Следующего посетителя я встретил в совершенно разбитом состоянии, места на коже, куда попал раскаленный металл, пылали нестерпимым огнем. В бессознательном состоянии я ещё больше расширил раны, и теперь даже малейшее прикосновение причиняло нестерпимую боль. И при этом я до сих пор не знал, чего от меня хотят.
Дверь распахнулась, я опять зажмурился, пряча лицо от отплясывающего на стенах огня. Сквозь сомкнутые веки я почувствовал, что источник света уже в камере.
– Что от меня хотят?! – спросил я, не открывая глаз. – Мне нечего скрывать, я и так все расскажу.
Мои глаза привыкли к свету на этот раз гораздо быстрее, чем в прошлый. Поэтому гостя я увидел практически сразу. Передо мной стоял человек, весьма, на мой взгляд, небедный, с претензией на утонченность. Об этом свидетельствовала его одежда, стоившая явно немало: кожаные штаны весьма сложного покроя, с фонариками ближе к коленям, высокие туфли со знакомыми заостренными концами, а также светлая тонкая рубашка с высоким воротником и с широкими рукавами, на шее у него был повязан цветной платок, небрежно затянутый крупным узлом на конце. Весь его вид говорил, будто незнакомец только что с бала, и его наряд в таком месте был совсем неуместен.

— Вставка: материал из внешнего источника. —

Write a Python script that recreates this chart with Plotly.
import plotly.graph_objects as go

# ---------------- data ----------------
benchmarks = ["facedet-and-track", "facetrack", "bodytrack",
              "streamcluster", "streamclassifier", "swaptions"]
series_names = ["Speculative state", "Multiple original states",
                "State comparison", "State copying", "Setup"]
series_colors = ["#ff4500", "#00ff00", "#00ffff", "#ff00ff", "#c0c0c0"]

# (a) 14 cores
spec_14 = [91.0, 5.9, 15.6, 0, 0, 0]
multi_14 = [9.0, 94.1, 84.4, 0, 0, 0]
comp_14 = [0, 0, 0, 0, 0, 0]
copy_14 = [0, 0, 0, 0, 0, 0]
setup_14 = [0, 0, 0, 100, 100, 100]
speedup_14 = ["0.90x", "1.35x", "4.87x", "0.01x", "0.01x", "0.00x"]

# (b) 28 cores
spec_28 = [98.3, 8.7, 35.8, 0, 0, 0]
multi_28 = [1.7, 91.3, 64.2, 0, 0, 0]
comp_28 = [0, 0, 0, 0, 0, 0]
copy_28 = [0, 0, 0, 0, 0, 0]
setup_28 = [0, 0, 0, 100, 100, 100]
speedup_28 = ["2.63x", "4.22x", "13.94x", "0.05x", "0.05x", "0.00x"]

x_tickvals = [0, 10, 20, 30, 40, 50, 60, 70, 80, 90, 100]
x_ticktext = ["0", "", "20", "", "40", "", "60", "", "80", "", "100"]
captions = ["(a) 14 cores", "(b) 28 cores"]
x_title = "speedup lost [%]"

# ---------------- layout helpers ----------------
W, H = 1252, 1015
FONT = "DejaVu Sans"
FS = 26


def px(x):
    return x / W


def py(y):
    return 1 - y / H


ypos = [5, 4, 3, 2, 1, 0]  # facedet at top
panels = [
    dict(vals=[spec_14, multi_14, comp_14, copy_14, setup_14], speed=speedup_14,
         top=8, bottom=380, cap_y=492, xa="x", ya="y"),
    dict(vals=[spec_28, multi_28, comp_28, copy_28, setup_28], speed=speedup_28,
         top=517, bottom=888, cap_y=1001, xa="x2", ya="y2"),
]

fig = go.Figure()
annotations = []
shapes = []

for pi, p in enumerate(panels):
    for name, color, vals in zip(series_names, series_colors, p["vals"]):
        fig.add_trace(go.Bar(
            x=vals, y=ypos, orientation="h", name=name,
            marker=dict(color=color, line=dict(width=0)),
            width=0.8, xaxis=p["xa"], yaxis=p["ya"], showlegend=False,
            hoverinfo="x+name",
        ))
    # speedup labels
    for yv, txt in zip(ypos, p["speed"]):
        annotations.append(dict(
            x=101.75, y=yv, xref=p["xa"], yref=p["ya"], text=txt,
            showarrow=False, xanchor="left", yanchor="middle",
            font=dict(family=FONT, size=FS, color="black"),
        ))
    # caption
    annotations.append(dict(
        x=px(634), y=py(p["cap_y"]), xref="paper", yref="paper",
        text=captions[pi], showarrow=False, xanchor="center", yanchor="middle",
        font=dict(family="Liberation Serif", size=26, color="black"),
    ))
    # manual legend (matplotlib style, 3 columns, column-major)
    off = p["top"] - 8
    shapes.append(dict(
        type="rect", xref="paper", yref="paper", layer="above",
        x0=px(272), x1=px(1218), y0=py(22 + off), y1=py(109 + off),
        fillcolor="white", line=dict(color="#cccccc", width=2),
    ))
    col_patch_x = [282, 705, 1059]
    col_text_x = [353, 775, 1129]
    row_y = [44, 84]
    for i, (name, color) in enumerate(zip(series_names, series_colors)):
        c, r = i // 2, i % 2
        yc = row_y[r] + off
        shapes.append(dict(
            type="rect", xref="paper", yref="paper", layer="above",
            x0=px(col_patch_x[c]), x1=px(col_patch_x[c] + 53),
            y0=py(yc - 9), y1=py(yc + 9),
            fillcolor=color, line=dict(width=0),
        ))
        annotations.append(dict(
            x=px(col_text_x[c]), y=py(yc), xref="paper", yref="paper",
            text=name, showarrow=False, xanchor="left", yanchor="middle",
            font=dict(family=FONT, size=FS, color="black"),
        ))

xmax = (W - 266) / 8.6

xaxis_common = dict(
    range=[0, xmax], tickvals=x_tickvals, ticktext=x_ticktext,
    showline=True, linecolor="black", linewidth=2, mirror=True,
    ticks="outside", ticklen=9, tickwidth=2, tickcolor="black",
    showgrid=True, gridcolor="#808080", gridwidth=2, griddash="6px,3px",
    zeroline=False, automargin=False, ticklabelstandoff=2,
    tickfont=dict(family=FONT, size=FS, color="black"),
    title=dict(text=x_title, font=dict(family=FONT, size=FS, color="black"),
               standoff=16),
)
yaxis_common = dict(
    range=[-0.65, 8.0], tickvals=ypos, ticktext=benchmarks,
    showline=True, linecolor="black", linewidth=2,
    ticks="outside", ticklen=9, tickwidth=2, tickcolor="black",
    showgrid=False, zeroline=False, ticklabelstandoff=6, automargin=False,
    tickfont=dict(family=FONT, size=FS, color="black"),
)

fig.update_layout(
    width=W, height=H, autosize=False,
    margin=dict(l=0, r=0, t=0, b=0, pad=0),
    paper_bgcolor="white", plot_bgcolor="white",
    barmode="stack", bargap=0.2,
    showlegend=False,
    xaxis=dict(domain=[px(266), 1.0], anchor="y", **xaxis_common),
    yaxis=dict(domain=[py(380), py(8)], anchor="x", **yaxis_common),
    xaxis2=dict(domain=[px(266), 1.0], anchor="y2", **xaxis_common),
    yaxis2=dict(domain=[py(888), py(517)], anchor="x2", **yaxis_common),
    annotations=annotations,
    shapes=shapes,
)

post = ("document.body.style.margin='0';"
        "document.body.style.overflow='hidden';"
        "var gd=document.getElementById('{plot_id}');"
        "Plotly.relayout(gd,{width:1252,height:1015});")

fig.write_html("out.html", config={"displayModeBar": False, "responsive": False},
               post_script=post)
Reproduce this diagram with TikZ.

Черты лица его резко контрастировали с великолепным нарядом: на вытянутом, словно пересушенная вобла, лице выделялись острые горки носа и губ, все вместе образовывало какую-то странную картину незаконченности образа, как будто что-то самое важное вырезали из фотографии. И только стоило ему растянуть тонкие губы в улыбке, как я понял, что первоначальный образ – ошибочный. Вот она, недостающая часть, деталь, от которой мурашки бежали по коже и отчаянно заныли израненные руки и ноги.
– Мне сообщили, что мальчик вел себя неподобающим образом, – радостно сообщил мне незнакомец, обведя меня удовлетворенным взглядом. – Придётся хорошенько его наказать.
В узких почти бесцветных глазах палача (я почти не сомневался в его профессии), плескалось море безумия. Это взгляд приводил в ужас и лишал желания жить: слишком много страшных обещаний читалось в их глубине. В этот момент я почти пожалел, что той проклятой змее не удалось оборвать мою жизнь.
У моего персонального мучителя оказалось забавное имя – Крыса. Как ни странно, он ничуть не стеснялся этого прозвища, немедленно оповестив об этом меня. И почему я сразу не заметил: в его лице с достаточной лёгкостью читалось сходство с серыми обитателями помоек и тюрем. Я жаловался вам на скуку? Забудьте мои слова, теперь я готов отдать все, что есть, за спасительную темноту, за тишину, в которой крики не разрывают барабанные перепонки, это мои крики не дают спать обитателям этих мест, если здесь вообще водится кто-то другой.
Я рассчитывал, что его устроят подробности моей жизни, хоть их и не так много, но я припомнил все, что могло представлять ценность. Я даже готов был проделать весь путь обратно, чтобы найти банду, которая занималась наркотиками, но мне лишь по-доброму, с любовью смотрели в глаза и втыкали в тело очередной гвоздь или отрезали кусочек, чтобы подпалить его и дать от души насладиться запахом паленого мяса, который приводил меня в исступление.
О! Крыса оказался мастером своего дела, он резал человека на части, медленно, по кусочками, вытягивая ровно столько страданий и криков, чтобы жертва не выдохлась окончательно, чтобы остановить ей сил на завтра, на послезавтра, чтобы и через месяц она все так же надрывалась от боли, заходилась в крике, который ласкал его извращенное самолюбие.
Иногда он снисходил до того, что кормил меня с ложечки, уговаривая съесть кусочек «за его здоровье», а уже через час старательно загонял иглы под ногти, наблюдая, как я бьюсь в кандалах об стену.
Я с трудом вспоминаю это время. День стал для меня болью, тогда как ночь – пыткой. Оказалось, что это разные вещи. Крыса приходил дважды в день, чередуя инструменты и способы, так что в конце концов этот диафильм слился в одно целое страшное цветное пятно, свет заставлял меня вздрагивать всем телом и вжиматься в стену, насколько позволяли ненавистные цепи. Ночью самым страшным моим мучителем стал сон, самое спасительное для любого нормального человека состояние, позволяющее восстановить силы, излечиться от болезни, прийти в согласие с собой, для меня несло лишь страдания. Спать стоя давно не было сил, мое тело замирало в неудобной позе, а кандалы, впиваясь в кожу, рвали без жалости незаживающие раны. К приходу Крысы я не чувствовал рук и ног, испытывая ни с чем не сравнимые мучения, воспаленного, затекшего тела, которое никак не может получить даже крохотную частичку отдыха.